Революционная Франция провела ряд нововведений, включая «превращение крестьянских держаний в собственность, ликвидацию ряда повинностей и десятины, отмену сеньориальных пошлин». Движение в этом направлении шло и до 1789 года, но революция, безусловно, ускорила процесс и реализовала изменения, которые были маловероятны до слома системы. Например, отмена сословных привилегий.
Многие привычные нам сегодня понятия из обывательско-политического лексикона, такие как правые и левые, появились во время Французской революции.
В книге развенчиваются некоторые устоявшиеся мифы. К примеру, история о том, как офицеры короля на одном из банкетов якобы топтали трёхцветные кокарды.
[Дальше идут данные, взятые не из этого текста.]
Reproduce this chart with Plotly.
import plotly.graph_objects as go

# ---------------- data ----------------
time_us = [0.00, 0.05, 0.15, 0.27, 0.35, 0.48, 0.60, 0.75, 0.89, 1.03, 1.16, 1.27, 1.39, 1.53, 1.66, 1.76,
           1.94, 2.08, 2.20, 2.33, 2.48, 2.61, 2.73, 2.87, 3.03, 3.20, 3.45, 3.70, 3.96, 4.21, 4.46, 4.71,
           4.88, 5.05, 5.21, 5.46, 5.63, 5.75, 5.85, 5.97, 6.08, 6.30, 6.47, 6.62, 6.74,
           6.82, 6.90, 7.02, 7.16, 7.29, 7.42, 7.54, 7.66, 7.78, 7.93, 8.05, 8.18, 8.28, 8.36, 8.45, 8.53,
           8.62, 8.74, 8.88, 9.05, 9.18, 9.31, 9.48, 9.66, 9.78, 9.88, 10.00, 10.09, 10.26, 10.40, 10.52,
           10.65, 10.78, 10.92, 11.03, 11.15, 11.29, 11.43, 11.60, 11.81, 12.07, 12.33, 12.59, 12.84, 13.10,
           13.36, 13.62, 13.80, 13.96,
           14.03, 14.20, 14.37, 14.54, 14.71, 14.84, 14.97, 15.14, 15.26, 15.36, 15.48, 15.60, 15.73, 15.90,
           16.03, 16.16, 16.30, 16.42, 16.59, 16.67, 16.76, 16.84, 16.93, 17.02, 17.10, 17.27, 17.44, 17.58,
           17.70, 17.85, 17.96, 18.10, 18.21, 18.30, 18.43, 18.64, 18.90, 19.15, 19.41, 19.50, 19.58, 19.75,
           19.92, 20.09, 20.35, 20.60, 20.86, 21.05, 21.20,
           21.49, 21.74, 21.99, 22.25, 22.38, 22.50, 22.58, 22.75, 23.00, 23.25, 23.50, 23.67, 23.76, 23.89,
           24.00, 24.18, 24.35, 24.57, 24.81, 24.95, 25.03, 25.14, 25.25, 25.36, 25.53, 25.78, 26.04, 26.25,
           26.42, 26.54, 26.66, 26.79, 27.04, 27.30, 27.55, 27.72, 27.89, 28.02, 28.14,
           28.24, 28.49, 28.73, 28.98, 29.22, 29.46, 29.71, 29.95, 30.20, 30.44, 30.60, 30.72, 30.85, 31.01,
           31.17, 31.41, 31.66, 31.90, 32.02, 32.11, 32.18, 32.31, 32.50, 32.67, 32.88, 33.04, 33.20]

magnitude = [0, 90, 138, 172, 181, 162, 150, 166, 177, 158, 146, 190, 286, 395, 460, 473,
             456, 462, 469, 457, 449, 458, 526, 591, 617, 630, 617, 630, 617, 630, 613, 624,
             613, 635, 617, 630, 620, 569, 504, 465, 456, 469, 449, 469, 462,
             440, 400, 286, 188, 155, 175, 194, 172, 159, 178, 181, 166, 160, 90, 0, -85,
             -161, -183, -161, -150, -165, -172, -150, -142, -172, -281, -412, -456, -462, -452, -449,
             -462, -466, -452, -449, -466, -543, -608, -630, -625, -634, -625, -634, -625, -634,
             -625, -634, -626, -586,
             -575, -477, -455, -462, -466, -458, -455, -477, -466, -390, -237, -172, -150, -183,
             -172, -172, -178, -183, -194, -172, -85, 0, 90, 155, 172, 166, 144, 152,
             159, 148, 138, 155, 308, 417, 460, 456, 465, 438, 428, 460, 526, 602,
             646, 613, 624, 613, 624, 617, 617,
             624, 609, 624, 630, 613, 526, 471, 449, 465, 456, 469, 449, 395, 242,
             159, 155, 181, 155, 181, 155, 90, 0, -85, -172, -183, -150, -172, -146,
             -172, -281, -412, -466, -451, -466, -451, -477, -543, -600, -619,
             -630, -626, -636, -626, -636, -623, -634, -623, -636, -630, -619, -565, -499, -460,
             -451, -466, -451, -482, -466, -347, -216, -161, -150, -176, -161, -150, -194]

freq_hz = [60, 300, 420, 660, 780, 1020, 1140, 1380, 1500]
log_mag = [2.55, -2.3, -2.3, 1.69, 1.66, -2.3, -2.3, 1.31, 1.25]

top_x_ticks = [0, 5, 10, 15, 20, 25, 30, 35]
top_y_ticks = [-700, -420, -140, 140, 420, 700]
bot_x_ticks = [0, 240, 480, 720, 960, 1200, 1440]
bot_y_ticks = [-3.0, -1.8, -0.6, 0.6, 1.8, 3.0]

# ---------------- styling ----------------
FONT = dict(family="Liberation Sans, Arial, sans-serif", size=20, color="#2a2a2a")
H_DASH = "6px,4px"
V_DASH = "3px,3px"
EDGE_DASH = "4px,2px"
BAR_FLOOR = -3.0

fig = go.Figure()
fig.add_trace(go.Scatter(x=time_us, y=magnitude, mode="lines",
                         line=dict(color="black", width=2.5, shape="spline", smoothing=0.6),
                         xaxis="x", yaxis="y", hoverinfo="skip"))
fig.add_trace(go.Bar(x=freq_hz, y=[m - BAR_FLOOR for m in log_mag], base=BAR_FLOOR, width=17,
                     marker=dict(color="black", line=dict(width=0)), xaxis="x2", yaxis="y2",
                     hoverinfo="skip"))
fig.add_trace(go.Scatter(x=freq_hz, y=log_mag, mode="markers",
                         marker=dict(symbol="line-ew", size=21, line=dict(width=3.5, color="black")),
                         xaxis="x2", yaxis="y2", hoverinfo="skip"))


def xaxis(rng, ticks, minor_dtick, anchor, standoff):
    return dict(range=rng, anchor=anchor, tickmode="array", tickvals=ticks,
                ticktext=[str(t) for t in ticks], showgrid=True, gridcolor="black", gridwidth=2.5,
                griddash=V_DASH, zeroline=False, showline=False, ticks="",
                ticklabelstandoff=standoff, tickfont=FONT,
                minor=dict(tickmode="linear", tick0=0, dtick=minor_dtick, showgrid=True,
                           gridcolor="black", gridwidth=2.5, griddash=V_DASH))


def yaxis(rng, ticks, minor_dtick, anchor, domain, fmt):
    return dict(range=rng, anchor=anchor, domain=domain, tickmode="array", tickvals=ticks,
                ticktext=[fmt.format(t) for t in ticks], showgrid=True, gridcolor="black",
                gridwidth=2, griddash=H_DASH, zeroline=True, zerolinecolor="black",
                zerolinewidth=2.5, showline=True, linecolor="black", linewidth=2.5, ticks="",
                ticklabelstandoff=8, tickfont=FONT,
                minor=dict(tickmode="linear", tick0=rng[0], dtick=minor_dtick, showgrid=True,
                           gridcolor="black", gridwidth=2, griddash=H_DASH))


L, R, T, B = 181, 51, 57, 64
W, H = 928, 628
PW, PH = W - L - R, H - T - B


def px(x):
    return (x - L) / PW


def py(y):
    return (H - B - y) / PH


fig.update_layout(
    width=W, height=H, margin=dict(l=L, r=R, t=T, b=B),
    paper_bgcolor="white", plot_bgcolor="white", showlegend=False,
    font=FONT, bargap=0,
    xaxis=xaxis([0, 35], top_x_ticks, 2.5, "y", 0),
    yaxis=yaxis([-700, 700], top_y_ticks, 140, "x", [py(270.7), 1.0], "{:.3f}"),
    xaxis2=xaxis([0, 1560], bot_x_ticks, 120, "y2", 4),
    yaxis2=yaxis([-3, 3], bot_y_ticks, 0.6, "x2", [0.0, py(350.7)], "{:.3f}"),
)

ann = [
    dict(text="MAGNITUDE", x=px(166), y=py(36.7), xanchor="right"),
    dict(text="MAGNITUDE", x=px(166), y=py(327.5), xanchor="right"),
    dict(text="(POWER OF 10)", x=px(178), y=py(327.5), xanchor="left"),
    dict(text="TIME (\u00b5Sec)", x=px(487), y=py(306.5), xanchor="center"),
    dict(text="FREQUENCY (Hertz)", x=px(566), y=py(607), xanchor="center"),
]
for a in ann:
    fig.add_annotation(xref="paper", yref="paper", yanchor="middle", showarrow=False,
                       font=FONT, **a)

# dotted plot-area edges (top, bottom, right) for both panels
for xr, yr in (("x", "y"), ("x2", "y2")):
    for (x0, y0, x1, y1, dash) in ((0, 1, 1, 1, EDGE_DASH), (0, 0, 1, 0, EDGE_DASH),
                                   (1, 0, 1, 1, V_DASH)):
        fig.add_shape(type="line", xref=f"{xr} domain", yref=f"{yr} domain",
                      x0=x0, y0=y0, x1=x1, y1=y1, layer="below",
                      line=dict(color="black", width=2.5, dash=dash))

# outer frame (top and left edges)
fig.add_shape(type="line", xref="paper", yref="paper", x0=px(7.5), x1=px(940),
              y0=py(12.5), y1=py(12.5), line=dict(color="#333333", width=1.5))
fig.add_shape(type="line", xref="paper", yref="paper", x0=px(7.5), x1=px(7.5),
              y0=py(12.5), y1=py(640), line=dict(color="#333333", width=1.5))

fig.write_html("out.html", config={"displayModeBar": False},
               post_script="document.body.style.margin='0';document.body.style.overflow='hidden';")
Как известно, в кризисные моменты истории слухи, сплетни и анекдоты часто становятся важным фактором в формировании политической ситуации.
Подытоживая, рассказ о революционных событиях получился достаточно нейтральным. Личная позиция авторов временами проступает, но она не мешает изложению фактологического материала. Трактовки, как мне показалось, даются сдержанно, без попыток навязать читателю своё видение сложной, многогранной и противоречивой темы. Возможно, в дополнение к теме просвещённых элит, которые то пытались оседлать «насущные требования плебса» и использовать их в своих целях, то стремились навязать какие-то настроения населению, стоило бы подробнее прописать контекст, фон, на котором разворачивалось трагическое полотно Французской революции.
В целом это познавательная книга, которая также напоминает, как много зависит от авторской точки зрения в любых трактовках исторических событий и персонажей. Каждый период времени стремится предложить какой-то свой взгляд, расставить акценты по-своему. Интересующимся остаётся помнить об этом и стараться составить собственное мнение.